Binary block compressors

The Compressor interface provides an implementation of a compression algorithm that can be used to transform binary blocks in an AsdfFile. Each Compressor must provide a 4-byte compression code that identifies the algorithm. Once the Compressor is installed as part of an Extension plugin, this code will be available to users as an argument to set_array_compression and the all_array_compression argument to write_to and update.

See Additional block compressors for details on including a Compressor in an extension.

The Compressor interface

Every Compressor implementation must provide one required property and two required methods:

Compressor.label - A 4-byte compression code. This code is used by users to select a compression algorithm and also stored in the binary block header to identify the algorithm that was applied to the block’s data.

Compressor.compress - The method that transforms the block’s bytes before they are written to an ASDF file. The positional argument is a memoryview object which is guaranteed to be 1D and contiguous. Compressors must be prepared to handle memoryview.itemsize > 1. Any keyword arguments are passed through from the user and may be used to tune the compression algorithm. compress methods have no return value and instead are expected to yield bytes-like values until the input data has been fully compressed.

Compressor.decompress - The method that transforms the block’s bytes after they are read from an ASDF file. The first positional argument is an Iterable of bytes-like objects that each contain a chunk of the compressed input data. The second positional argument is a pre-allocated output array where the decompressed bytes should be written. The method is expected to return the number of bytes written to the output array.
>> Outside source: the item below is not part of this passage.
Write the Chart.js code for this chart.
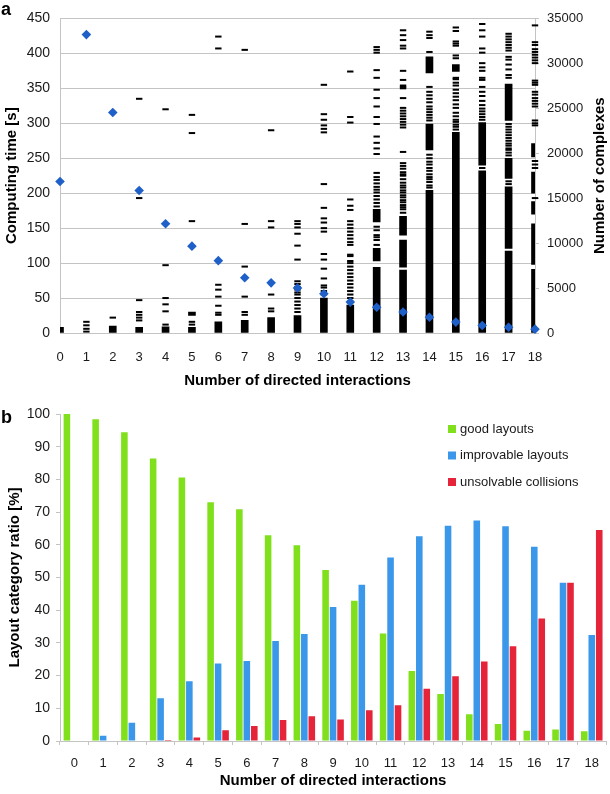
<!DOCTYPE html>
<html><head><meta charset="utf-8">
<script src="https://cdn.jsdelivr.net/npm/chart.js@4.4.1/dist/chart.umd.min.js"></script>
<style>
html,body{margin:0;padding:0;background:#fff;}
#wrap{position:relative;width:610px;height:794px;overflow:hidden;}
canvas{display:block;}
.lbl{position:absolute;font:bold 18px "Liberation Sans",Arial,sans-serif;line-height:18px;color:#000;}
</style></head><body>
<div id="wrap">
<div style="position:absolute;left:0;top:0;width:610px;height:392px"><canvas id="ca" width="610" height="392"></canvas></div>
<div style="position:absolute;left:0;top:392px;width:610px;height:402px"><canvas id="cb" width="610" height="402"></canvas></div>
<div class="lbl" style="left:1px;top:0px">a</div>
<div class="lbl" style="left:1px;top:408px">b</div>
</div>
<script>
// ---------- DATA ----------
const interactions = [0,1,2,3,4,5,6,7,8,9,10,11,12,13,14,15,16,17,18];
const interactionLabels = interactions.map(String);
// Panel a: number of complexes per number of directed interactions (right axis)
const complexes = [16860,33200,24530,15860,12160,9660,8050,6150,5580,5010,4370,3440,2870,2330,1750,1210,830,640,430];
// Panel a: computing time [s] — densely packed ranges (drawn as solid columns)
const timeBlocks = [
  [[0,8]], [], [[0,10]], [[0,8]], [[0,9]], [[0,8],[25,30]], [[0,16]], [[0,18]], [[0,22]], [[0,25]],
  [[0,50]], [[0,40]], [[0,94],[103,121],[159,177]], [[0,90],[94,133],[140,167]],
  [[0,204],[262,299],[372,395]], [[0,287],[374,384]], [[0,232],[240,301]],
  [[0,117],[121,209],[221,250],[304,356]], [[0,91],[98,156],[170,188],[200,230],[252,271]]
];
// Panel a: computing time [s] — individual complexes (drawn as dashes)
const timeDashes = [
  [],
  [2,6,11,16],
  [22],
  [18,22,26,30,47,193,335],
  [12,31,41,50,97,320],
  [12,16,160,286,312],
  [26,29,39,52,62,69,407,424],
  [26,30,52,95,156,405],
  [31,35,55,151,160,290],
  [30,35,40,45,50,55,58,62,66,70,74,105,125,142,151,156,160],
  [55,60,65,68,78,92,105,113,145,150,158,164,179,213,287,292,297,305,313,355],
  [45,50,55,60,65,70,75,80,85,90,95,100,103,110,112,126,130,135,140,145,150,155,160,176,182,191,301,309,374],
  [126,133,137,140,147,152,181,186,191,196,201,205,209,214,219,223,229,256,264,272,281,299,309,324,336,348,365,376,401,405,409],
  [172,177,180,183,187,190,194,197,201,204,208,211,215,220,225,227,230,235,239,243,259,294,298,302,306,310,314,318,322,336,350,352,354,362,375,407,411,419,426,433],
  [208,211,216,220,223,227,232,236,241,245,250,255,304,308,312,316,320,324,330,335,340,345,352,402,422,426,431],
  [291,295,298,302,305,310,315,322,327,333,338,343,348,354,358,363,365,393,397,411,414,417,432,437],
  [236,305,309,313,317,321,326,332,339,345,352,362,365,375,380,386,401,407,424,433,442],
  [213,217,254,258,262,264,268,271,275,279,283,287,291,295,299,365,369,377,384,391,395,404,408,412,416,420,424,428],
  [193,236,241,246,297,300,304,324,328,332,336,341,345,355,358,361,386,390,394,398,402,406,412,416,440]
];
// Panel b: layout category ratio [%]
const goodLayouts = [100,98.4,94.4,86.4,80.6,73.0,70.9,62.9,59.9,52.3,42.9,32.9,21.4,14.4,8.2,5.2,3.1,3.5,3.0];
const improvableLayouts = [0,1.6,5.6,13.1,18.3,23.7,24.5,30.6,32.7,41.0,47.8,56.1,62.6,65.8,67.4,65.7,59.4,48.4,32.4];
const unsolvableCollisions = [0,0,0,0.3,1.1,3.3,4.6,6.4,7.6,6.6,9.4,10.9,16.0,19.8,24.3,29.0,37.5,48.4,64.5];

// ---------- STYLE ----------
Chart.defaults.font.family = '"Liberation Sans", Arial, sans-serif';
Chart.defaults.color = '#1a1a1a';
const GRID = '#c4c4c4';

const blockPts = [];
timeBlocks.forEach((list, i) => list.forEach(r => blockPts.push({x: interactions[i], y: r})));
const dashPts = [];
timeDashes.forEach((list, i) => list.forEach(v => dashPts.push({x: interactions[i], y: v})));

const rightTitle = {
  id: 'rightTitle',
  afterDraw(c) {
    const {ctx, chartArea} = c;
    ctx.save();
    ctx.translate(600, (chartArea.top + chartArea.bottom) / 2);
    ctx.rotate(-Math.PI / 2);
    ctx.font = 'bold 15px "Liberation Sans", Arial, sans-serif';
    ctx.fillStyle = '#000';
    ctx.textAlign = 'center';
    ctx.textBaseline = 'middle';
    ctx.fillText('Number of complexes', 0, 0);
    ctx.restore();
  }
};

new Chart(document.getElementById('ca'), {
  type: 'scatter',
  data: {
    datasets: [
      {type: 'scatter', label: 'Number of complexes', data: interactions.map((x, i) => ({x, y: complexes[i]})),
       yAxisID: 'y2', pointStyle: 'rectRot', pointRadius: 4.8, backgroundColor: '#1f5fc8', borderColor: '#1f5fc8',
       borderWidth: 0, order: 0, clip: false},
      {type: 'scatter', label: 'Computing time', data: dashPts, yAxisID: 'y', pointStyle: 'line', pointRadius: 3.2,
       borderColor: '#000', borderWidth: 2, order: 1, clip: false},
      {type: 'bar', label: 'Computing time (dense)', data: blockPts, yAxisID: 'y', backgroundColor: '#000',
       barThickness: 7, grouped: false, order: 2}
    ]
  },
  options: {
    responsive: false, animation: false, devicePixelRatio: 1,
    layout: {autoPadding: false, padding: {top: 7, left: 0, right: 0, bottom: 0}},
    plugins: {legend: {display: false}, tooltip: {enabled: false}},
    scales: {
      x: {type: 'linear', min: 0, max: 18, offset: false,
          ticks: {stepSize: 1, autoSkip: false, maxRotation: 0, padding: 9, font: {size: 13}},
          grid: {display: false, offset: false}, border: {display: true, color: GRID},
          title: {display: true, text: 'Number of directed interactions', color: '#000', font: {size: 15, weight: 'bold'}, padding: {top: 0, bottom: 2}},
          afterFit(s) { s.height = 59; }},
      y: {type: 'linear', position: 'left', min: 0, max: 450,
          ticks: {stepSize: 50, padding: 10, font: {size: 14}},
          grid: {color: GRID, drawTicks: false}, border: {display: true, color: GRID},
          title: {display: true, text: 'Computing time [s]', color: '#000', font: {size: 15, weight: 'bold'}, padding: {top: 3, bottom: 0}},
          afterFit(s) { s.width = 60; }},
      y2: {type: 'linear', position: 'right', min: 0, max: 35000,
          ticks: {stepSize: 5000, padding: 8, font: {size: 13}, callback: v => String(v)},
          grid: {drawOnChartArea: false, tickLength: 4, color: GRID}, border: {display: true, color: GRID},
          afterFit(s) { s.width = 75; }}
    }
  },
  plugins: [rightTitle]
});

const legendB = {
  id: 'legendB',
  afterDraw(c) {
    const {ctx} = c;
    ctx.save();
    ctx.font = '13px "Liberation Sans", Arial, sans-serif';
    ctx.textBaseline = 'middle';
    ctx.textAlign = 'left';
    c.data.datasets.forEach((ds, i) => {
      const y = 37 + i * 26.5;
      ctx.fillStyle = ds.backgroundColor;
      ctx.fillRect(448, y - 4, 8, 8);
      ctx.fillStyle = '#1a1a1a';
      ctx.fillText(ds.label, 460, y);
    });
    ctx.restore();
  }
};

new Chart(document.getElementById('cb'), {
  type: 'bar',
  data: {
    labels: interactionLabels,
    datasets: [
      {label: 'good layouts', data: goodLayouts, backgroundColor: '#80e01c'},
      {label: 'improvable layouts', data: improvableLayouts, backgroundColor: '#3a97ea'},
      {label: 'unsolvable collisions', data: unsolvableCollisions, backgroundColor: '#e52339'}
    ]
  },
  options: {
    responsive: false, animation: false, devicePixelRatio: 1,
    categoryPercentage: 0.78, barPercentage: 0.88,
    layout: {autoPadding: false, padding: {top: 22, left: 0, right: 0, bottom: 0}},
    plugins: {legend: {display: false}, tooltip: {enabled: false}},
    scales: {
      x: {ticks: {padding: 11, font: {size: 13}, maxRotation: 0, autoSkip: false},
          grid: {display: true, drawOnChartArea: false, tickLength: 4, color: GRID, offset: true},
          border: {display: true, color: GRID},
          title: {display: true, text: 'Number of directed interactions', color: '#000', font: {size: 15, weight: 'bold'}, padding: {top: 0, bottom: 4}},
          afterFit(s) { s.height = 53; }},
      y: {min: 0, max: 100,
          ticks: {stepSize: 10, padding: 6, font: {size: 14}},
          grid: {display: true, drawOnChartArea: false, tickLength: 4, color: GRID},
          border: {display: true, color: GRID},
          title: {display: true, text: 'Layout category ratio [%]', color: '#000', font: {size: 15, weight: 'bold'}, padding: {top: 6, bottom: 0}},
          afterFit(s) { s.width = 60; }}
    }
  },
  plugins: [legendB]
});
</script>
</body></html>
Entry point performance considerations

For the good of asdf users everywhere, it’s important that entry point methods load as quickly as possible. All extensions must be loaded before reading an ASDF file, and therefore all compressors are created as well. Any compressor module or __init__ method that lingers will introduce a delay to the initial call to asdf.open. For that reason, we recommend that compressor authors minimize the number of imports that occur in the module containing the Compressor implementation, and defer imports of compression libraries to inside the Compressor.compress and Compressor.decompress methods. This will prevent the library from ever being imported when reading ASDF files that do not utilize the Compressor’s algorithm.